At this time "xenobiology" is strictly defined using the Wikipedia page, which is discussing (and these are my words) the professional study of biology in terms of what chemistry could allow outside of Earth-centric biology. In other words, the Wikipedia page isn't discussing creature-design. Far from it.
In fact, the fundamental problem is (since new users never read tag wikis) that users are using the xenobiology tag based on their own personal expectations and not at all based on what wikipedia says about the academic investigation into the limits of chemistry-based biology.
Question: Should the xenobiology tag automatically imply the hard-science or science-based tags?
"No" would mean rewriting the Xenobiology tag wiki. Frankly, it's a poor wiki right now, relying on another web page which can change and has, itself, nothing to do with worldbuilding to establish the context of the idea for worldbuilding. Honestly, I think the wiki should be improved regardless what decision is made here.

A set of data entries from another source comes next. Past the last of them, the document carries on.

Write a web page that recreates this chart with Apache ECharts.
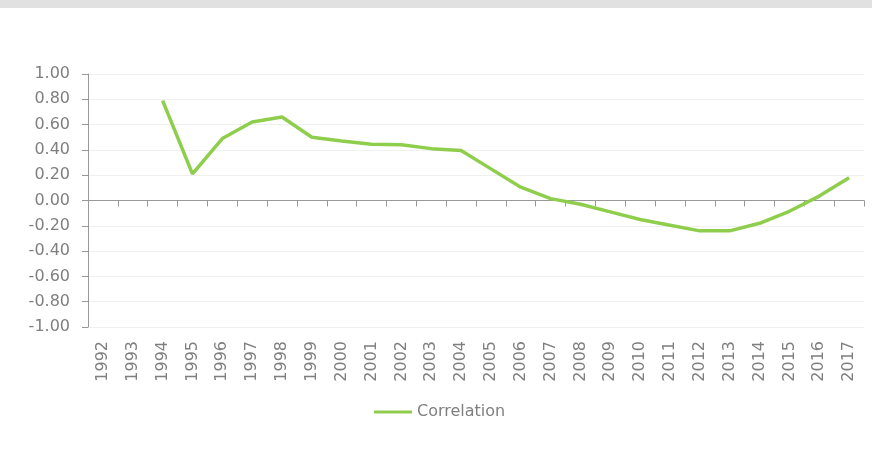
<!DOCTYPE html>
<html>
<head>
<meta charset="utf-8">
<style>
  html, body { margin: 0; padding: 0; background: #ffffff; }
  #chart { width: 872px; height: 449px; }
</style>
<script src="https://cdn.jsdelivr.net/npm/echarts@6/dist/echarts.min.js"></script>
</head>
<body>
<div id="chart"></div>
<script>
// Yearly correlation series, 1992–2017 (no values for the first two years)
const years = ['1992','1993','1994','1995','1996','1997','1998','1999','2000','2001','2002','2003','2004',
               '2005','2006','2007','2008','2009','2010','2011','2012','2013','2014','2015','2016','2017'];
const correlation = [null, null, 0.79, 0.21, 0.49, 0.62, 0.66, 0.50, 0.47, 0.445, 0.44, 0.41, 0.395,
                     0.25, 0.105, 0.015, -0.03, -0.09, -0.15, -0.195, -0.24, -0.24, -0.18, -0.085, 0.035, 0.18];
const seriesName = 'Correlation';
const yMin = -1, yMax = 1, yStep = 0.2;

const FONT = 'Verdana, "DejaVu Sans", sans-serif';
const GREY_TEXT = '#7f7f7f';
const AXIS_GREY = '#999999';
const GREEN = '#8fce4c';

const chart = echarts.init(document.getElementById('chart'), null, { renderer: 'canvas' });

chart.setOption({
  animation: false,
  backgroundColor: '#ffffff',
  graphic: [{
    type: 'rect',
    left: 0, top: 0,
    shape: { width: 872, height: 8 },
    style: { fill: '#e1e1e1' },
    silent: true
  }],
  grid: { left: 88, right: 8, top: 74, bottom: 122, containLabel: false },
  legend: {
    data: [seriesName],
    left: 374,
    top: 404,
    padding: 0,
    icon: 'rect',
    itemWidth: 38,
    itemHeight: 3,
    itemGap: 10,
    textStyle: { color: GREY_TEXT, fontSize: 16, fontFamily: FONT }
  },
  xAxis: [{
    // axis drawn on the zero line with downward ticks
    type: 'category',
    data: years,
    boundaryGap: true,
    axisLine: { onZero: true, lineStyle: { color: AXIS_GREY, width: 1 } },
    axisTick: { show: true, interval: 0, length: 6, inside: false, lineStyle: { color: AXIS_GREY } },
    axisLabel: { show: false },
    splitLine: { show: false }
  }, {
    // year labels along the bottom edge
    type: 'category',
    data: years,
    position: 'bottom',
    boundaryGap: true,
    axisLine: { show: false, onZero: false },
    axisTick: { show: false },
    axisLabel: {
      interval: 0,
      rotate: 90,
      margin: 14,
      color: GREY_TEXT,
      fontSize: 16,
      fontFamily: FONT
    },
    splitLine: { show: false }
  }],
  yAxis: {
    type: 'value',
    min: yMin,
    max: yMax,
    interval: yStep,
    axisLine: { show: true, lineStyle: { color: AXIS_GREY } },
    axisTick: { show: true, length: 6, lineStyle: { color: AXIS_GREY } },
    axisLabel: {
      margin: 18,
      color: GREY_TEXT,
      fontSize: 16,
      fontFamily: FONT,
      formatter: v => v.toFixed(2)
    },
    splitLine: { show: true, lineStyle: { color: '#f0f0f0', width: 1 } }
  },
  series: [{
    name: seriesName,
    type: 'line',
    xAxisIndex: 0,
    data: correlation,
    showSymbol: false,
    symbol: 'none',
    connectNulls: false,
    lineStyle: { color: GREEN, width: 3.5 },
    itemStyle: { color: GREEN }
  }]
});
</script>
</body>
</html>
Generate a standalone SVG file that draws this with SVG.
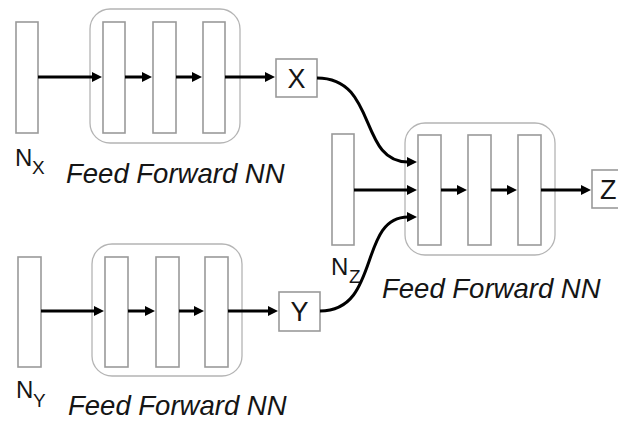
<svg xmlns="http://www.w3.org/2000/svg" width="618" height="421" viewBox="0 0 618 421">
<defs>
<style>
.bar{fill:#fff;stroke:#9a9a9a;stroke-width:1.6}
.grp{fill:none;stroke:#b4b4b4;stroke-width:1.3}
.box{fill:#fff;stroke:#9a9a9a;stroke-width:1.6}
.ln{fill:none;stroke:#000;stroke-width:3;marker-end:url(#ah)}
.t{font-family:"Liberation Sans",Arial,sans-serif;fill:#151515}
.lbl{font-size:27.5px;font-style:italic}
.big{font-size:24px}
.sub{font-size:19px}
.ch{font-size:27px;text-anchor:middle}
</style>
<marker id="ah" viewBox="0 0 10 10" markerWidth="11" markerHeight="10" markerUnits="userSpaceOnUse" refX="1" refY="5" orient="auto">
<path d="M0,0 L10,5 L0,10 z" fill="#000"/>
</marker>
</defs>
<rect width="618" height="421" fill="#fff"/>

<g id="ffnn-x">
<rect class="grp" x="90" y="9" width="150" height="134" rx="20"/>
<rect class="bar" x="103" y="22" width="22" height="111"/>
<rect class="bar" x="153" y="22" width="23" height="111"/>
<rect class="bar" x="203" y="22" width="22" height="111"/>
<text class="t lbl" x="66" y="183">Feed Forward NN</text>
</g>
<g id="nx">
<rect class="bar" x="16" y="22" width="22" height="111"/>
<text class="t big" x="15" y="166">N</text><text class="t sub" x="32" y="174">X</text>
</g>
<g id="x">
<rect class="box" x="276" y="59" width="41" height="38"/>
<text class="t ch" x="296.5" y="88">X</text>
</g>

<g id="ffnn-y">
<rect class="grp" x="92" y="244" width="150" height="132" rx="20"/>
<rect class="bar" x="105" y="257" width="23" height="110"/>
<rect class="bar" x="156" y="257" width="23" height="110"/>
<rect class="bar" x="205" y="257" width="23" height="110"/>
<text class="t lbl" x="68" y="415">Feed Forward NN</text>
</g>
<g id="ny">
<rect class="bar" x="18" y="257" width="23" height="110"/>
<text class="t big" x="16" y="398">N</text><text class="t sub" x="33" y="407">Y</text>
</g>
<g id="y">
<rect class="box" x="279" y="292" width="41" height="39"/>
<text class="t ch" x="299.5" y="321">Y</text>
</g>

<g id="ffnn-z">
<rect class="grp" x="405" y="123" width="150" height="132" rx="20"/>
<rect class="bar" x="418" y="135" width="23" height="110"/>
<rect class="bar" x="468" y="135" width="23" height="110"/>
<rect class="bar" x="518" y="135" width="23" height="110"/>
<text class="t lbl" x="382" y="298">Feed Forward NN</text>
</g>
<g id="nz">
<rect class="bar" x="332" y="134" width="22" height="111"/>
<text class="t big" x="331" y="275">N</text><text class="t sub" x="349" y="283">Z</text>
</g>
<g id="z">
<rect class="box" x="592" y="170" width="41" height="38"/>
<text class="t" font-size="27" x="600" y="199">Z</text>
</g>

<g id="connectors">
<path class="ln" d="M38,77 H93"/>
<path class="ln" d="M125,77 H143"/>
<path class="ln" d="M176,77 H193"/>
<path class="ln" d="M225,77 H266"/>
<path class="ln" d="M41,311 H95"/>
<path class="ln" d="M128,311 H146"/>
<path class="ln" d="M179,311 H195"/>
<path class="ln" d="M228,311 H269"/>
<path class="ln" d="M354,190 H408"/>
<path class="ln" d="M441,190 H458"/>
<path class="ln" d="M491,190 H508"/>
<path class="ln" d="M541,190 H582"/>
<path class="ln" d="M317,78 C378,78 358,162 408,162"/>
<path class="ln" d="M320,311 C381,311 358,217 408,217"/>
</g>
</svg>
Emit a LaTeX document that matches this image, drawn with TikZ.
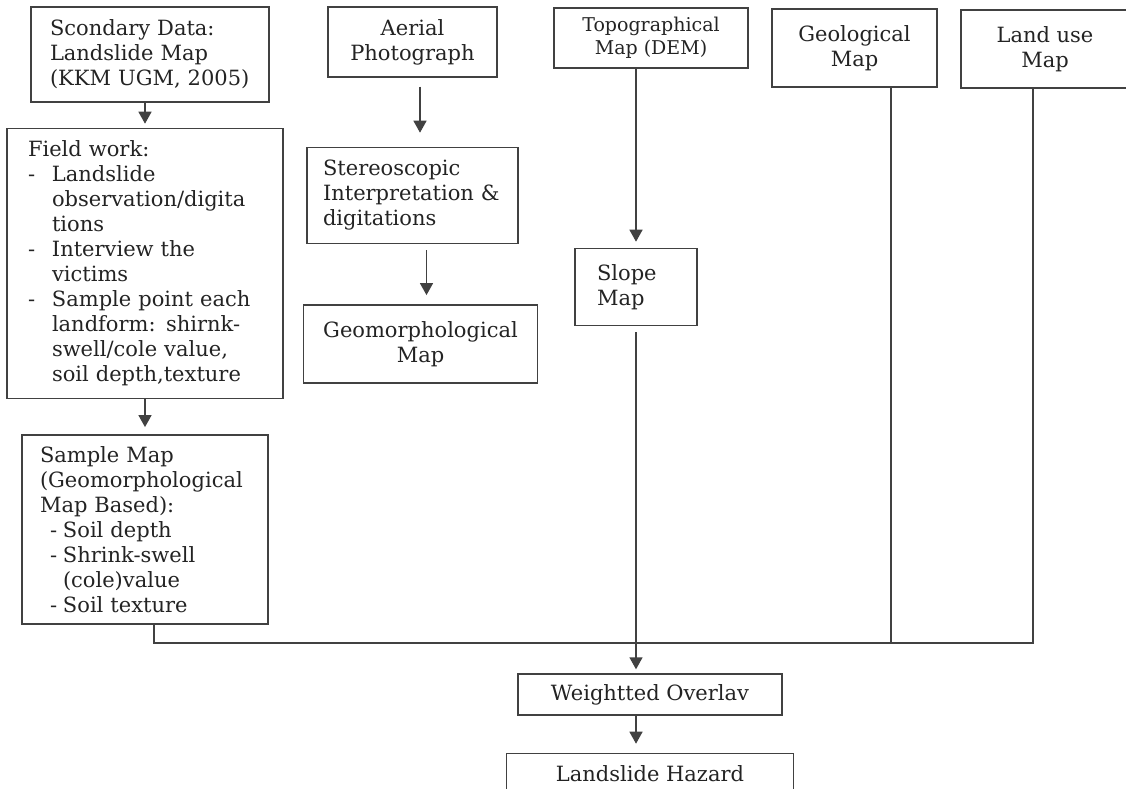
\documentclass[tikz,border=0pt]{standalone}
\usepackage{fontspec}
\setmainfont{DejaVu Serif}
\definecolor{linegray}{RGB}{65,65,65}
\definecolor{inkgray}{RGB}{35,35,35}
\usetikzlibrary{arrows.meta,positioning}
\newcommand{\boxfont}{\fontsize{21}{25}\selectfont}
\newcommand{\dsh}{\makebox[24pt][l]{-}}
\newcommand{\ind}{\hspace*{24pt}}
\newcommand{\sdsh}{\hspace*{10pt}\makebox[13pt][l]{-}}
\newcommand{\sind}{\hspace*{23pt}}

\begin{document}
\begin{tikzpicture}[x=1pt, y=-1pt,
        node distance=25pt,
        box/.style={rectangle, draw=linegray, line width=1.4pt, text=inkgray,
                    inner xsep=20pt, inner ysep=0pt, align=center, font=\boxfont},
        lbox/.style={box, align=left},
        arrow/.style={-{Triangle[width=13pt,length=12pt]}, line width=1.4pt, linegray},
        link/.style={line width=1.4pt, linegray}
    ]
        \useasboundingbox (0,0) rectangle (1126,788);

        \node[lbox, minimum height=95pt, inner xsep=19pt, text width=200pt] (sec) at (150,54.5)
            {Scondary Data:\\Landslide Map\\(KKM UGM, 2005)};
        \node[lbox, below=25pt of sec, xshift=-5pt, minimum height=270pt,
              inner xsep=21pt, text width=234pt] (field)
            {Field work:\\
             \dsh Landslide\\
             \ind observation/digita\\
             \ind tions\\
             \dsh Interview the\\
             \ind victims\\
             \dsh Sample point each\\
             \ind landform: shirnk-\\
             \ind swell/cole value,\\
             \ind soil depth,texture};
        \node[lbox, below=35pt of field, minimum height=189pt,
              inner xsep=18pt, text width=210pt] (sample)
            {Sample Map\\
             (Geomorphological\\
             Map Based):\\
             \sdsh Soil depth\\
             \sdsh Shrink-swell\\
             \sind (cole)value\\
             \sdsh Soil texture};

        \node[box, minimum width=169pt, minimum height=70pt] (aerial) at (412.5,42)
            {Aerial\\Photograph};
        \node[lbox, below=69pt of aerial, minimum height=96pt,
              inner xsep=16pt, text width=179pt] (stereo)
            {Stereoscopic\\Interpretation \&\\digitations};
        \node[box, below=60pt of stereo, xshift=8pt, minimum width=227pt,
              minimum height=78pt] (geomorph)
            {Geomorphological\\Map};

        \node[box, minimum width=194pt, minimum height=60pt,
              font=\fontsize{19}{23}\selectfont] (topo) at (651,38)
            {Topographical\\Map (DEM)};
        \node[lbox, below=179pt of topo, xshift=-15pt, minimum height=77pt,
              inner xsep=22pt, text width=78pt] (slope)
            {Slope\\Map};

        \node[box, minimum width=165pt, minimum height=78pt] (geol) at (854.5,48)
            {Geological\\Map};
        \node[box, minimum width=168pt, minimum height=78pt] (landuse) at (1045,49)
            {Land use\\Map};

        \node[box, minimum width=264pt, minimum height=41pt] (overlay) at (650,694.5)
            {Weightted Overlav};
        \node[box, below=37pt of overlay, minimum width=287pt, minimum height=41pt] (hazard)
            {Landslide Hazard};

        \coordinate (busL) at (154,643);
        \coordinate (busR) at (1033,643);
        \coordinate (geolDrop) at (891,643);

        \draw[arrow, shorten >=4pt] (field.north |- sec.south) -- (field.north);
        \draw[arrow, shorten >=7pt] (sample.north |- field.south) -- (sample.north);
        \draw[arrow, shorten <=9pt, shorten >=14pt] ([xshift=7.5pt]aerial.south)
            -- ([xshift=7.5pt]aerial.south |- stereo.north);
        \draw[arrow, shorten <=6pt, shorten >=9pt] ([xshift=6pt]geomorph.north |- stereo.south)
            -- ([xshift=6pt]geomorph.north);
        \draw[arrow, shorten >=6pt] (slope.north |- topo.south) -- (slope.north);
        \draw[arrow, shorten <=6pt, shorten >=4pt] (slope.south) -- (slope.south |- overlay.north);
        \draw[arrow, shorten >=9pt] (slope.south |- overlay.south) -- (slope.south |- hazard.north);

        \draw[link] (sample.south -| busL) -- (busL) -- (busR) -- (busR |- landuse.south);
        \draw[link] (geol.south -| geolDrop) -- (geolDrop);
    \end{tikzpicture}
\end{document}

Existing tag short-summary
Use this tag to mark questions related to creating plausible alien biologies that may be close to or far removed from Earthly biology but within the realms of hard science.
Existing tag wiki
See Wikipedia entry. Xenobiology describes a form of biology that is not familiar to science and is not found in Earthly life. Novel biological systems and biochemistries that differ from the canonical DNA-RNA-20 amino acid system, which can include variations on the same these (e.g. different amino acids), totally different systems (such as the SF staple of silicon-based life).
This can include different biochemistry, or different biological systems and organs without regard to the underlying chemestry.